The worst aspect of advertising has always played off of a woman's self-image. We're never good enough.

Look at what plastic surgery has done to some once beautiful women. They were somehow convinced that what they saw staring back in the mirror wasn't what society said was beautiful. And so they trotted off to a plastic surgeon or one of the Botox centers and became freakish images of themselves. Their faces molded by someone else. All you have to do is look at someone like Pricilla Presley who has gone from beautiful to unsightly. What she did to her face is a tragedy, no matter if the doctor she chose was a quack. She still bought into the lies.

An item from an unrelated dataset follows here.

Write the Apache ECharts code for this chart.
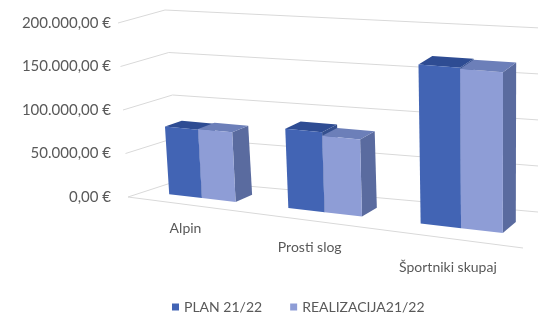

Here are two ads from the April 1949 Photoplay magazine. Both stunningly scary.

Photoplay_1949_plastic surgery_tatteredandlost

At first glance the ads look funny, but think about the women who looked through Photoplay each month, admiring the stars who seemingly lived wonderful lives, then to come to the back pages and see ads like this. What did they see when they looked in the mirror? The Betty Grable on the cover or the drawing of the woman in the ad?

I can't help but think of the movie Sayonarra with Miyoshi Umeki playing a Japanese woman who wanted to turn her Asian eyes into Western eyes because that was perceived as more beautiful. Of course it was all lies, but that's what advertising is based on. Half-truths and blatant lies. Always has been, always will be. Create a want or a need where there is none.

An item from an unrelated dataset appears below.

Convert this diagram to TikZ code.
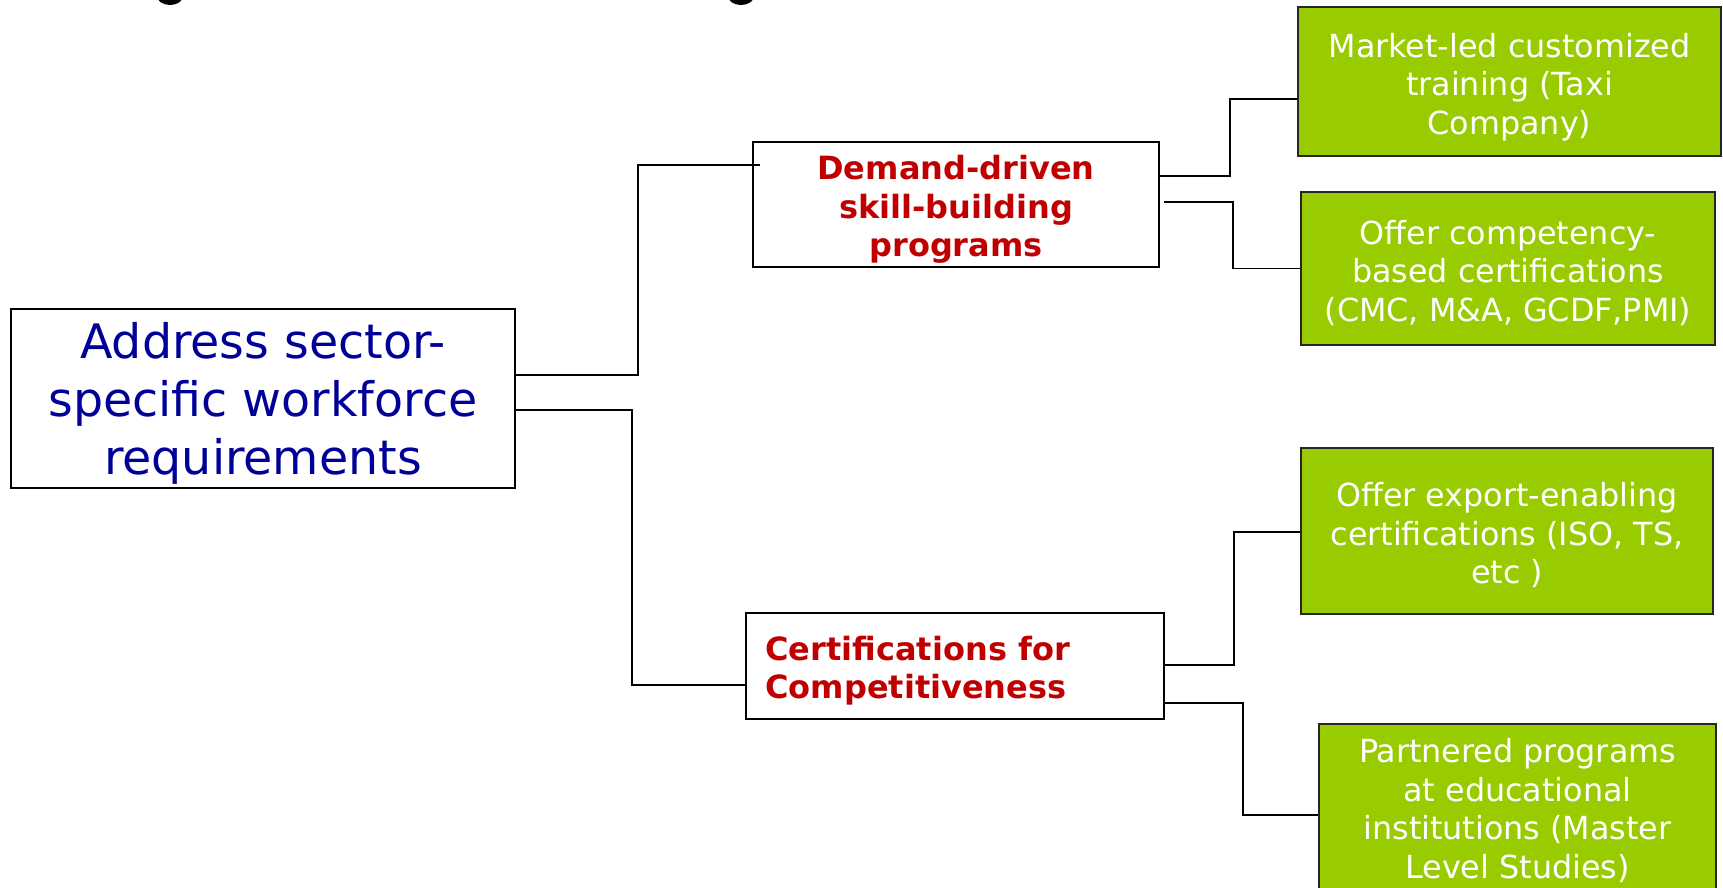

  1. what appalling ads. And today's may be more subtle, but just as appalling.

    I've just returned from a holiday in India - was really struck by how pale-skinned all the women in the glossy adverts were, so different from the beautiful women in the streets

  2. I lost my machine last Sunday afternoon and didn't get it back until Thursday - system board took a dirt nap.

    Beauty is on the inside, and yes, advertisers have been using the promise of beauty from some product or service for quite some time now.

  3. There were so many things to be paranoid and self critical about in those days. Interesting too, that the ad promises to fix thick lips. Wouldn't they be amused by today's lip injections and puffed up lips!